▶ _Stated goal_
Transcribe all the entries word for word, skipping the pictures.

------------------------------------

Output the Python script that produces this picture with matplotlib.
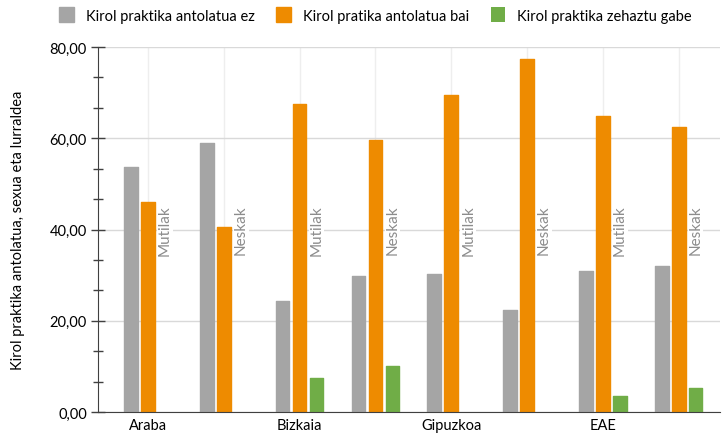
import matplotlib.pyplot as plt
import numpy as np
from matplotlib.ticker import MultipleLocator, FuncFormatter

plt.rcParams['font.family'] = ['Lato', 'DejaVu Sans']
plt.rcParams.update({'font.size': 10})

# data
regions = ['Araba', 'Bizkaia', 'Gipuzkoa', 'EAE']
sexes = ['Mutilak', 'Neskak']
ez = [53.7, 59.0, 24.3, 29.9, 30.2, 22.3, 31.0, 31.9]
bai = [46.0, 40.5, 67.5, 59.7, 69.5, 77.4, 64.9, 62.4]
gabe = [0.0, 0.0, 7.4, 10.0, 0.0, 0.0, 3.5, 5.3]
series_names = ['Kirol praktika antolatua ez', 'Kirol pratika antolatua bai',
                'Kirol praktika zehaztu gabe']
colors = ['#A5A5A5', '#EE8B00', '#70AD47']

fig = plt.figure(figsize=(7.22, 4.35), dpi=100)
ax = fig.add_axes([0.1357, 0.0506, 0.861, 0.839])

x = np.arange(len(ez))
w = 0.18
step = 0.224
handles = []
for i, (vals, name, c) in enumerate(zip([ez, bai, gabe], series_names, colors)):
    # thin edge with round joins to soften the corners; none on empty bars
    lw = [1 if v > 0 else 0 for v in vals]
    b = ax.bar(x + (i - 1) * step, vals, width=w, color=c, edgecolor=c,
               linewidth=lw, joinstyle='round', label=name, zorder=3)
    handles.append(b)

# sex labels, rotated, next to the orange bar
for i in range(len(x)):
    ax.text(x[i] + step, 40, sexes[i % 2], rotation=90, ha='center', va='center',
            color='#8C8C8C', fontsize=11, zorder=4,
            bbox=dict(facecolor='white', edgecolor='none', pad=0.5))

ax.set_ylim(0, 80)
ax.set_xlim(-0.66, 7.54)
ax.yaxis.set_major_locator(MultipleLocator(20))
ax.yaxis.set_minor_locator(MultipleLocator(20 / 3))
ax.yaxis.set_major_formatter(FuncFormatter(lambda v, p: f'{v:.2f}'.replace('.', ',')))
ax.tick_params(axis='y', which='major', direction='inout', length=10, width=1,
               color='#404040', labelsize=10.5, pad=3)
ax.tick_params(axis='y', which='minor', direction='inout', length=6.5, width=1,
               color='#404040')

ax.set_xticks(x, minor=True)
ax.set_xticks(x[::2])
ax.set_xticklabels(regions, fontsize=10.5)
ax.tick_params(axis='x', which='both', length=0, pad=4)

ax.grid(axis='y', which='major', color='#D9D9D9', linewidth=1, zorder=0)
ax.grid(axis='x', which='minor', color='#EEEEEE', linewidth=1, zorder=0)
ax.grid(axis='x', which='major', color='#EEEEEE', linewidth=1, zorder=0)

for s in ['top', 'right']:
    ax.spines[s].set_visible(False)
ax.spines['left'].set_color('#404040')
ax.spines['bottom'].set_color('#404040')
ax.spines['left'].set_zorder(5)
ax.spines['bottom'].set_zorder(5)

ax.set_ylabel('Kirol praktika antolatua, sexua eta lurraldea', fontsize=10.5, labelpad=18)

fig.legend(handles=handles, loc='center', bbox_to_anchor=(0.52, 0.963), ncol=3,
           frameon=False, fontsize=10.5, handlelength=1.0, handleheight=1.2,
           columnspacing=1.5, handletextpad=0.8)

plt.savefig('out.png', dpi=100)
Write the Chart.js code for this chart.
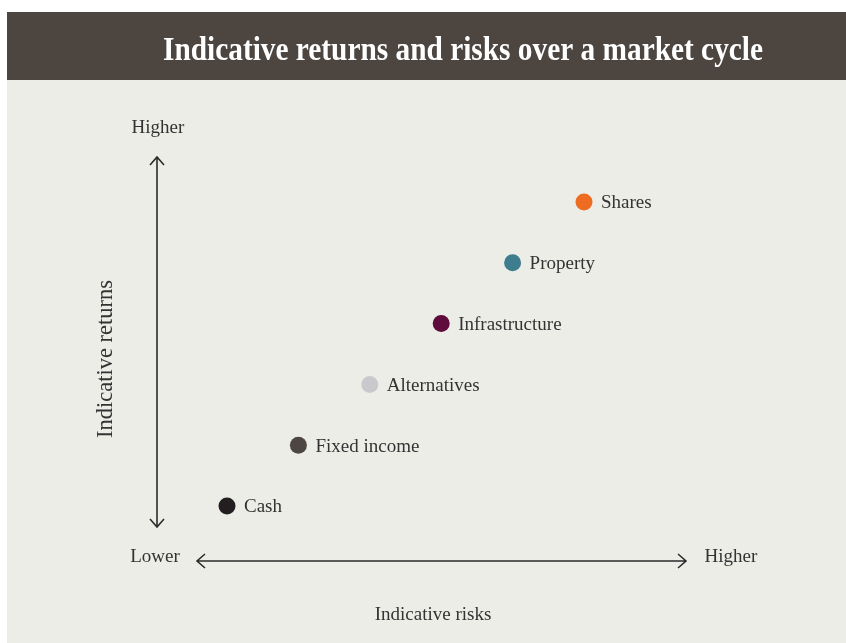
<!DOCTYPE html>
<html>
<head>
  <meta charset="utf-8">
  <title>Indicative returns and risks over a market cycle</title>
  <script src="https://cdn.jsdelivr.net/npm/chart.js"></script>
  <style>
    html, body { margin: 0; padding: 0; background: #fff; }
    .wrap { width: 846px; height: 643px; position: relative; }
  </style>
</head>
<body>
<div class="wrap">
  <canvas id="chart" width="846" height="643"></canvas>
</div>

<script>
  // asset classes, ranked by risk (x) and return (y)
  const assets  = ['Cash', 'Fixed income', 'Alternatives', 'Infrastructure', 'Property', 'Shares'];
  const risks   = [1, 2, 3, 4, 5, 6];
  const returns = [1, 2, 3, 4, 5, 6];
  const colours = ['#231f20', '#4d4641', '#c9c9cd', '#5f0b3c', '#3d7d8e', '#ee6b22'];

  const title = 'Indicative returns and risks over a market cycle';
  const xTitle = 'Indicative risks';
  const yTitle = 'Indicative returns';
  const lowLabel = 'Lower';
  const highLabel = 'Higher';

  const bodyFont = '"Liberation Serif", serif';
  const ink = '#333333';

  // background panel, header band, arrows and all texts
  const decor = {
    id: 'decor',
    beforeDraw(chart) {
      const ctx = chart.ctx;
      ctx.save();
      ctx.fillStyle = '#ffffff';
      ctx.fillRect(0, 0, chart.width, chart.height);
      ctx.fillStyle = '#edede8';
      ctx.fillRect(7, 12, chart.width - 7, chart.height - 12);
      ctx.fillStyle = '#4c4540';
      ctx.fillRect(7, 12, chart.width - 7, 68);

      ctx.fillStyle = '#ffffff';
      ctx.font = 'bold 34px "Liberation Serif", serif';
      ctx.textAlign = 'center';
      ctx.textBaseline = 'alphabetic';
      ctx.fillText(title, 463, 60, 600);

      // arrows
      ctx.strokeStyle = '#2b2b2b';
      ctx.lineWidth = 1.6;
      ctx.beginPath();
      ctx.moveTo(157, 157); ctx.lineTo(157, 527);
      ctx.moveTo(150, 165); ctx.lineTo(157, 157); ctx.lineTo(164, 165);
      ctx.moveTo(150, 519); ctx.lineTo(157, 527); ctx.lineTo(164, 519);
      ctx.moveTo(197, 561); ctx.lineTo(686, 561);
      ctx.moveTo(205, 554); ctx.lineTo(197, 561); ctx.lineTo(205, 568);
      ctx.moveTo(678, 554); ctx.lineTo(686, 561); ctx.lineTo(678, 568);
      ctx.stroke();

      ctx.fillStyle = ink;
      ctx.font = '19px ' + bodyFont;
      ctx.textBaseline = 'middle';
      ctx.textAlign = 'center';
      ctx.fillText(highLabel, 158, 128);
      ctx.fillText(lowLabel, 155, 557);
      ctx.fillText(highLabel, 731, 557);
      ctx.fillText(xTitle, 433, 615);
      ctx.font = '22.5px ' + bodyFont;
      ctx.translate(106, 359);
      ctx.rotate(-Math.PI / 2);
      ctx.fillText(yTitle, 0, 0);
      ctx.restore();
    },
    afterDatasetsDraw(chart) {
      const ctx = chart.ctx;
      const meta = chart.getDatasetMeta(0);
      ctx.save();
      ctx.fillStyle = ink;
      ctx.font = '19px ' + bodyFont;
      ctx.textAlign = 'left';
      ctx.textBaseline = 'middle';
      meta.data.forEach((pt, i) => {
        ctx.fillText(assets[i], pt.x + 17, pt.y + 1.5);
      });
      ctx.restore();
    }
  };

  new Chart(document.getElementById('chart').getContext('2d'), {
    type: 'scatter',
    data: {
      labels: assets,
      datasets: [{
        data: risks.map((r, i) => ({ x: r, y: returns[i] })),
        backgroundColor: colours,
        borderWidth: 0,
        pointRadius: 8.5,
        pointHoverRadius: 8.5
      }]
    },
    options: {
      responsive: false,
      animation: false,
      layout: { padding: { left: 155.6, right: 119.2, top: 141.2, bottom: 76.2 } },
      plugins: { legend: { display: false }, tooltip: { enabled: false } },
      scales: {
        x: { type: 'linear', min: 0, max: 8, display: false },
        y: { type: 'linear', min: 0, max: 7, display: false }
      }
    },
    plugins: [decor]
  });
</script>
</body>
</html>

------------------------------------

▶ _Output for this exercise_
Output the Python script that produces this picture with matplotlib.
import matplotlib.pyplot as plt
import numpy as np
from matplotlib.ticker import MultipleLocator, FuncFormatter

plt.rcParams['font.family'] = ['Lato', 'DejaVu Sans']
plt.rcParams.update({'font.size': 10})

# data
regions = ['Araba', 'Bizkaia', 'Gipuzkoa', 'EAE']
sexes = ['Mutilak', 'Neskak']
ez = [53.7, 59.0, 24.3, 29.9, 30.2, 22.3, 31.0, 31.9]
bai = [46.0, 40.5, 67.5, 59.7, 69.5, 77.4, 64.9, 62.4]
gabe = [0.0, 0.0, 7.4, 10.0, 0.0, 0.0, 3.5, 5.3]
series_names = ['Kirol praktika antolatua ez', 'Kirol pratika antolatua bai',
                'Kirol praktika zehaztu gabe']
colors = ['#A5A5A5', '#EE8B00', '#70AD47']

fig = plt.figure(figsize=(7.22, 4.35), dpi=100)
ax = fig.add_axes([0.1357, 0.0506, 0.861, 0.839])

x = np.arange(len(ez))
w = 0.18
step = 0.224
handles = []
for i, (vals, name, c) in enumerate(zip([ez, bai, gabe], series_names, colors)):
    # thin edge with round joins to soften the corners; none on empty bars
    lw = [1 if v > 0 else 0 for v in vals]
    b = ax.bar(x + (i - 1) * step, vals, width=w, color=c, edgecolor=c,
               linewidth=lw, joinstyle='round', label=name, zorder=3)
    handles.append(b)

# sex labels, rotated, next to the orange bar
for i in range(len(x)):
    ax.text(x[i] + step, 40, sexes[i % 2], rotation=90, ha='center', va='center',
            color='#8C8C8C', fontsize=11, zorder=4,
            bbox=dict(facecolor='white', edgecolor='none', pad=0.5))

ax.set_ylim(0, 80)
ax.set_xlim(-0.66, 7.54)
ax.yaxis.set_major_locator(MultipleLocator(20))
ax.yaxis.set_minor_locator(MultipleLocator(20 / 3))
ax.yaxis.set_major_formatter(FuncFormatter(lambda v, p: f'{v:.2f}'.replace('.', ',')))
ax.tick_params(axis='y', which='major', direction='inout', length=10, width=1,
               color='#404040', labelsize=10.5, pad=3)
ax.tick_params(axis='y', which='minor', direction='inout', length=6.5, width=1,
               color='#404040')

ax.set_xticks(x, minor=True)
ax.set_xticks(x[::2])
ax.set_xticklabels(regions, fontsize=10.5)
ax.tick_params(axis='x', which='both', length=0, pad=4)

ax.grid(axis='y', which='major', color='#D9D9D9', linewidth=1, zorder=0)
ax.grid(axis='x', which='minor', color='#EEEEEE', linewidth=1, zorder=0)
ax.grid(axis='x', which='major', color='#EEEEEE', linewidth=1, zorder=0)

for s in ['top', 'right']:
    ax.spines[s].set_visible(False)
ax.spines['left'].set_color('#404040')
ax.spines['bottom'].set_color('#404040')
ax.spines['left'].set_zorder(5)
ax.spines['bottom'].set_zorder(5)

ax.set_ylabel('Kirol praktika antolatua, sexua eta lurraldea', fontsize=10.5, labelpad=18)

fig.legend(handles=handles, loc='center', bbox_to_anchor=(0.52, 0.963), ncol=3,
           frameon=False, fontsize=10.5, handlelength=1.0, handleheight=1.2,
           columnspacing=1.5, handletextpad=0.8)

plt.savefig('out.png', dpi=100)
Write the Chart.js code for this chart.
<!DOCTYPE html>
<html>
<head>
  <meta charset="utf-8">
  <title>Indicative returns and risks over a market cycle</title>
  <script src="https://cdn.jsdelivr.net/npm/chart.js"></script>
  <style>
    html, body { margin: 0; padding: 0; background: #fff; }
    .wrap { width: 846px; height: 643px; position: relative; }
  </style>
</head>
<body>
<div class="wrap">
  <canvas id="chart" width="846" height="643"></canvas>
</div>

<script>
  // asset classes, ranked by risk (x) and return (y)
  const assets  = ['Cash', 'Fixed income', 'Alternatives', 'Infrastructure', 'Property', 'Shares'];
  const risks   = [1, 2, 3, 4, 5, 6];
  const returns = [1, 2, 3, 4, 5, 6];
  const colours = ['#231f20', '#4d4641', '#c9c9cd', '#5f0b3c', '#3d7d8e', '#ee6b22'];

  const title = 'Indicative returns and risks over a market cycle';
  const xTitle = 'Indicative risks';
  const yTitle = 'Indicative returns';
  const lowLabel = 'Lower';
  const highLabel = 'Higher';

  const bodyFont = '"Liberation Serif", serif';
  const ink = '#333333';

  // background panel, header band, arrows and all texts
  const decor = {
    id: 'decor',
    beforeDraw(chart) {
      const ctx = chart.ctx;
      ctx.save();
      ctx.fillStyle = '#ffffff';
      ctx.fillRect(0, 0, chart.width, chart.height);
      ctx.fillStyle = '#edede8';
      ctx.fillRect(7, 12, chart.width - 7, chart.height - 12);
      ctx.fillStyle = '#4c4540';
      ctx.fillRect(7, 12, chart.width - 7, 68);

      ctx.fillStyle = '#ffffff';
      ctx.font = 'bold 34px "Liberation Serif", serif';
      ctx.textAlign = 'center';
      ctx.textBaseline = 'alphabetic';
      ctx.fillText(title, 463, 60, 600);

      // arrows
      ctx.strokeStyle = '#2b2b2b';
      ctx.lineWidth = 1.6;
      ctx.beginPath();
      ctx.moveTo(157, 157); ctx.lineTo(157, 527);
      ctx.moveTo(150, 165); ctx.lineTo(157, 157); ctx.lineTo(164, 165);
      ctx.moveTo(150, 519); ctx.lineTo(157, 527); ctx.lineTo(164, 519);
      ctx.moveTo(197, 561); ctx.lineTo(686, 561);
      ctx.moveTo(205, 554); ctx.lineTo(197, 561); ctx.lineTo(205, 568);
      ctx.moveTo(678, 554); ctx.lineTo(686, 561); ctx.lineTo(678, 568);
      ctx.stroke();

      ctx.fillStyle = ink;
      ctx.font = '19px ' + bodyFont;
      ctx.textBaseline = 'middle';
      ctx.textAlign = 'center';
      ctx.fillText(highLabel, 158, 128);
      ctx.fillText(lowLabel, 155, 557);
      ctx.fillText(highLabel, 731, 557);
      ctx.fillText(xTitle, 433, 615);
      ctx.font = '22.5px ' + bodyFont;
      ctx.translate(106, 359);
      ctx.rotate(-Math.PI / 2);
      ctx.fillText(yTitle, 0, 0);
      ctx.restore();
    },
    afterDatasetsDraw(chart) {
      const ctx = chart.ctx;
      const meta = chart.getDatasetMeta(0);
      ctx.save();
      ctx.fillStyle = ink;
      ctx.font = '19px ' + bodyFont;
      ctx.textAlign = 'left';
      ctx.textBaseline = 'middle';
      meta.data.forEach((pt, i) => {
        ctx.fillText(assets[i], pt.x + 17, pt.y + 1.5);
      });
      ctx.restore();
    }
  };

  new Chart(document.getElementById('chart').getContext('2d'), {
    type: 'scatter',
    data: {
      labels: assets,
      datasets: [{
        data: risks.map((r, i) => ({ x: r, y: returns[i] })),
        backgroundColor: colours,
        borderWidth: 0,
        pointRadius: 8.5,
        pointHoverRadius: 8.5
      }]
    },
    options: {
      responsive: false,
      animation: false,
      layout: { padding: { left: 155.6, right: 119.2, top: 141.2, bottom: 76.2 } },
      plugins: { legend: { display: false }, tooltip: { enabled: false } },
      scales: {
        x: { type: 'linear', min: 0, max: 8, display: false },
        y: { type: 'linear', min: 0, max: 7, display: false }
      }
    },
    plugins: [decor]
  });
</script>
</body>
</html>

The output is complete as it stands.